Produktionsland: Frankreich 1921

Regie: Louis Delluc

Darsteller: Ève Francis, Edmond Van Daële, Gaston Modot, George Footit, Yvonne Aurel, Andrew Brunelle, Solange Sicard


Eine Hafenbar in Marseille: Hier versammeln sich die Ausgestoßenen der Gesellschaft, gestrandete Matrosen, verbandelt nicht mehr mit der See, sondern mit ihrem Schnapsglas, im Suff versumpfte Intellektuelle, die sich in den schummrigen Kneipenecken ihren schwermütigen Gedanken hingeben, leichte Mädchen, darauf aus, den benebelten Gästen noch den einen oder andern Groschen aus den löchrigen Taschen zu zupfen. Betrieben wird die Schenke von Topinelli. Der ist mit Sarah verheiratet.
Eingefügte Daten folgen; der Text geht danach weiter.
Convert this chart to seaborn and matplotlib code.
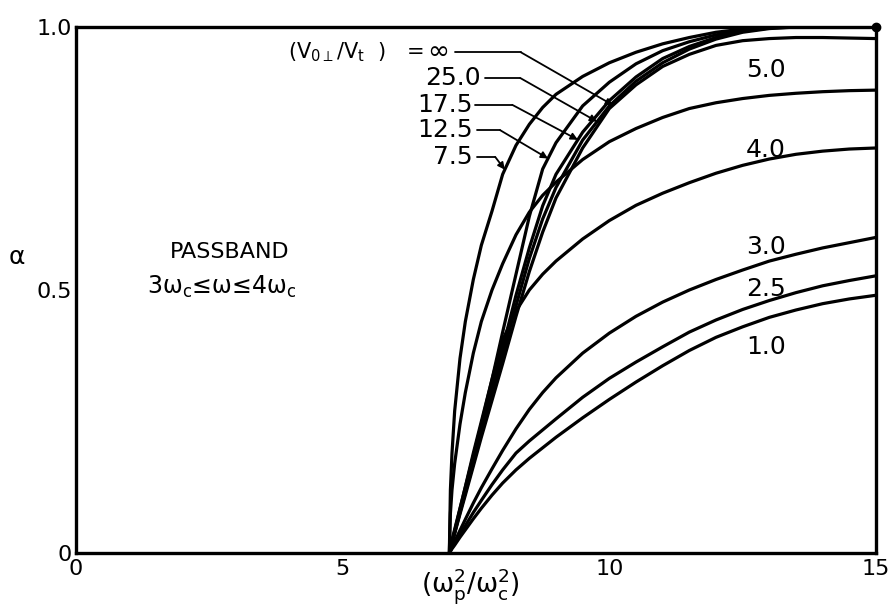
import numpy as np
import pandas as pd
import matplotlib
matplotlib.use("Agg")
import matplotlib.pyplot as plt
import seaborn as sns

# ---- data ---------------------------------------------------------------
# plasma-to-cyclotron frequency ratio (omega_p^2 / omega_c^2)
x_ratio = [7.0, 7.02, 7.05, 7.1, 7.2, 7.3, 7.45, 7.6, 7.8, 8.0, 8.25, 8.5, 8.75,
           9.0, 9.5, 10.0, 10.5, 11.0, 11.5, 12.0, 12.5, 13.0, 13.5, 14.0, 14.5, 15.0]

# alpha for each value of V0perp / Vt
alpha_inf = [0.0, 0.007, 0.018, 0.037, 0.074, 0.11, 0.165, 0.22, 0.29, 0.36, 0.45, 0.535, 0.61,
             0.675, 0.77, 0.845, 0.89, 0.925, 0.948, 0.965, 0.974, 0.978, 0.98, 0.98, 0.979, 0.978]
alpha_25 = [0.0, 0.008, 0.019, 0.038, 0.077, 0.115, 0.17, 0.23, 0.30, 0.375, 0.47, 0.56, 0.635,
            0.695, 0.785, 0.85, 0.897, 0.932, 0.958, 0.977, 0.99, 0.997, 1.0, 1.0, 1.0, 1.0]
alpha_17 = [0.0, 0.008, 0.02, 0.04, 0.08, 0.118, 0.175, 0.235, 0.31, 0.39, 0.49, 0.58, 0.66,
            0.72, 0.80, 0.86, 0.905, 0.94, 0.963, 0.98, 0.992, 0.998, 1.0, 1.0, 1.0, 1.0]
alpha_12 = [0.0, 0.008, 0.021, 0.042, 0.084, 0.126, 0.19, 0.25, 0.33, 0.42, 0.53, 0.64, 0.73,
            0.78, 0.85, 0.895, 0.93, 0.955, 0.972, 0.985, 0.994, 1.0, 1.0, 1.0, 1.0, 1.0]
alpha_7 = [0.0, 0.12, 0.19, 0.27, 0.37, 0.44, 0.52, 0.585, 0.65, 0.72, 0.775, 0.815, 0.847,
           0.872, 0.906, 0.932, 0.952, 0.968, 0.98, 0.99, 0.996, 1.0, 1.0, 1.0, 1.0, 1.0]
alpha_5 = [0.0, 0.075, 0.12, 0.17, 0.245, 0.305, 0.38, 0.44, 0.50, 0.55, 0.605, 0.648, 0.68,
           0.705, 0.748, 0.782, 0.807, 0.828, 0.845, 0.856, 0.864, 0.87, 0.874, 0.877, 0.879, 0.88]
alpha_4 = [0.0, 0.01, 0.025, 0.045, 0.085, 0.125, 0.185, 0.245, 0.33, 0.405, 0.46, 0.5, 0.53,
           0.555, 0.597, 0.632, 0.661, 0.684, 0.704, 0.722, 0.737, 0.749, 0.758, 0.764, 0.768, 0.77]
alpha_3 = [0.0, 0.005, 0.012, 0.022, 0.043, 0.064, 0.095, 0.124, 0.16, 0.195, 0.236, 0.273, 0.305,
           0.333, 0.38, 0.418, 0.45, 0.477, 0.5, 0.52, 0.538, 0.555, 0.568, 0.58, 0.59, 0.60]
alpha_2 = [0.0, 0.004, 0.01, 0.018, 0.035, 0.052, 0.077, 0.1, 0.13, 0.158, 0.19, 0.213, 0.234,
           0.255, 0.296, 0.332, 0.363, 0.392, 0.42, 0.443, 0.463, 0.48, 0.495, 0.508, 0.518, 0.527]
alpha_1 = [0.0, 0.003, 0.008, 0.015, 0.03, 0.044, 0.065, 0.085, 0.11, 0.133, 0.158, 0.18, 0.2,
           0.22, 0.257, 0.292, 0.325, 0.356, 0.385, 0.41, 0.43, 0.448, 0.462, 0.474, 0.483, 0.49]

curve_names = ["inf", "25.0", "17.5", "12.5", "7.5", "5.0", "4.0", "3.0", "2.5", "1.0"]
curve_values = [alpha_inf, alpha_25, alpha_17, alpha_12, alpha_7,
                alpha_5, alpha_4, alpha_3, alpha_2, alpha_1]

# labels at the left, tied to their curves by leader arrows
leader_names = ["25.0", "17.5", "12.5", "7.5"]
leader_tip_x = [9.77, 9.41, 8.85, 8.04]
# labels written directly beside the curves on the right
side_names = ["5.0", "4.0", "3.0", "2.5", "1.0"]
side_y = [0.918, 0.766, 0.582, 0.502, 0.392]

xtick_vals = [0, 5, 10, 15]
xtick_text = ["0", "5", "10", "15"]
ytick_vals = [0, 0.5, 1.0]
ytick_text = ["0", "0.5", "1.0"]

# ---- figure -------------------------------------------------------------
sns.set_style("white")
plt.rcParams["font.family"] = ["DejaVu Sans"]
plt.rcParams["mathtext.default"] = "regular"
plt.rcParams["mathtext.fontset"] = "dejavusans"
for key in ("text.color", "axes.labelcolor", "xtick.color", "ytick.color"):
    plt.rcParams[key] = "black"

W, H = 891, 605
fig = plt.figure(figsize=(W / 100, H / 100), dpi=100)
ax = fig.add_axes([76 / W, 1 - 553 / H, 800 / W, 526 / H])

rows = []
for name, ys in zip(curve_names, curve_values):
    for xv, yv in zip(x_ratio, ys):
        rows.append({"x": xv, "alpha": yv, "ratio": name})
df = pd.DataFrame(rows)

sns.lineplot(data=df, x="x", y="alpha", hue="ratio", units="ratio", estimator=None,
             palette={n: "black" for n in curve_names}, legend=False, lw=2.3,
             ax=ax, sort=True)

ax.set_xlim(0, 15)
ax.set_ylim(0, 1.0)
for s in ax.spines.values():
    s.set_linewidth(2.4)
    s.set_color("black")
    s.set_visible(True)

ax.set_xticks(xtick_vals)
ax.set_xticklabels(xtick_text)
ax.set_yticks(ytick_vals)
ax.set_yticklabels(ytick_text)
ax.tick_params(axis="x", direction="in", length=11, width=1.6, labelsize=16, pad=4)
ax.tick_params(axis="y", direction="in", length=12, width=1.6, labelsize=16, pad=3)
ax.set_xlabel("")
ax.set_ylabel("")

# end point marker at the top right corner
ax.plot([15], [1.0], "o", color="black", ms=6, clip_on=False, zorder=5)

# header of the parameter list
ax.text(3.98, 0.952, r"(V$_{0\perp}$/V$_{t}$  )", fontsize=15, ha="left", va="center")
ax.text(6.36, 0.952, "=", fontsize=15, ha="center", va="center")
ax.text(6.79, 0.952, "∞", fontsize=19, ha="center", va="center")

# leader for the infinite case
tip_inf = (10.07, float(np.interp(10.07, x_ratio, alpha_inf)))
ax.plot([7.11, 8.34], [0.952, 0.952], color="black", lw=1.3)
ax.annotate("", xy=tip_inf, xytext=(8.34, 0.952),
            arrowprops=dict(arrowstyle="-|>", color="black", lw=1.3, mutation_scale=10,
                            shrinkA=0, shrinkB=0))

leader_text_y = [0.903, 0.852, 0.804, 0.753]
leader_text_right = [7.59, 7.43, 7.44, 7.44]
leader_start = [7.67, 7.48, 7.52, 7.52]
leader_bend = [8.33, 8.18, 7.95, 7.86]
leader_curves = [alpha_25, alpha_17, alpha_12, alpha_7]
for name, ty, tr, x0, xb, tx, cv in zip(leader_names, leader_text_y, leader_text_right,
                                       leader_start, leader_bend, leader_tip_x, leader_curves):
    ax.text(tr, ty, name, fontsize=18, ha="right", va="center")
    ax.plot([x0, xb], [ty, ty], color="black", lw=1.3)
    tip = (tx, float(np.interp(tx, x_ratio, cv)))
    ax.annotate("", xy=tip, xytext=(xb, ty),
                arrowprops=dict(arrowstyle="-|>", color="black", lw=1.3, mutation_scale=10,
                                shrinkA=0, shrinkB=0))

for name, yv in zip(side_names, side_y):
    ax.text(12.94, yv, name, fontsize=18, ha="center", va="center")

# passband annotation
ax.text(2.89, 0.572, "PASSBAND", fontsize=16, ha="center", va="center")
ax.text(1.33, 0.505, r"3ω$_c$≤ω≤4ω$_c$", fontsize=17, ha="left", va="center")

# axis titles
fig.text(17 / W, 1 - 257 / H, "α", fontsize=18, ha="center", va="center")
fig.text(470 / W, 1 - 586 / H, r"(ω$_p^2$/ω$_c^2$)", fontsize=19, ha="center", va="center")

fig.savefig("out.png", dpi=100)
Allzu rosig läuft das Eheleben nicht. Sarah hat Topinelli eher aus pragmatischen Gründen geehelicht, als dass ihr dieser Schritt von ihrem Herz diktiert worden wäre. Topinelli wiederum sieht Sarahs Flirtleidenschaft überhaupt nicht gern: Kaum ein feuchtfröhlicher Abend, an dem sie den Seemännern nicht schöne Augen macht. Nur einmal hat sie geliebt, vor vielen Jahren. Militis hieß ihr Angebeteter, der sie verließ, um gen Asien einzuschiffen. Seitdem hat sie kein Sterbenswörtchen mehr von ihm gehört. Als Topinell ihr den Hof machte, hat sie sich nicht widersetzt. Obwohl sie für ihren Mann eher Verachtung empfindet als irgendeine Form wenigstens freundschaftlichen Respekts.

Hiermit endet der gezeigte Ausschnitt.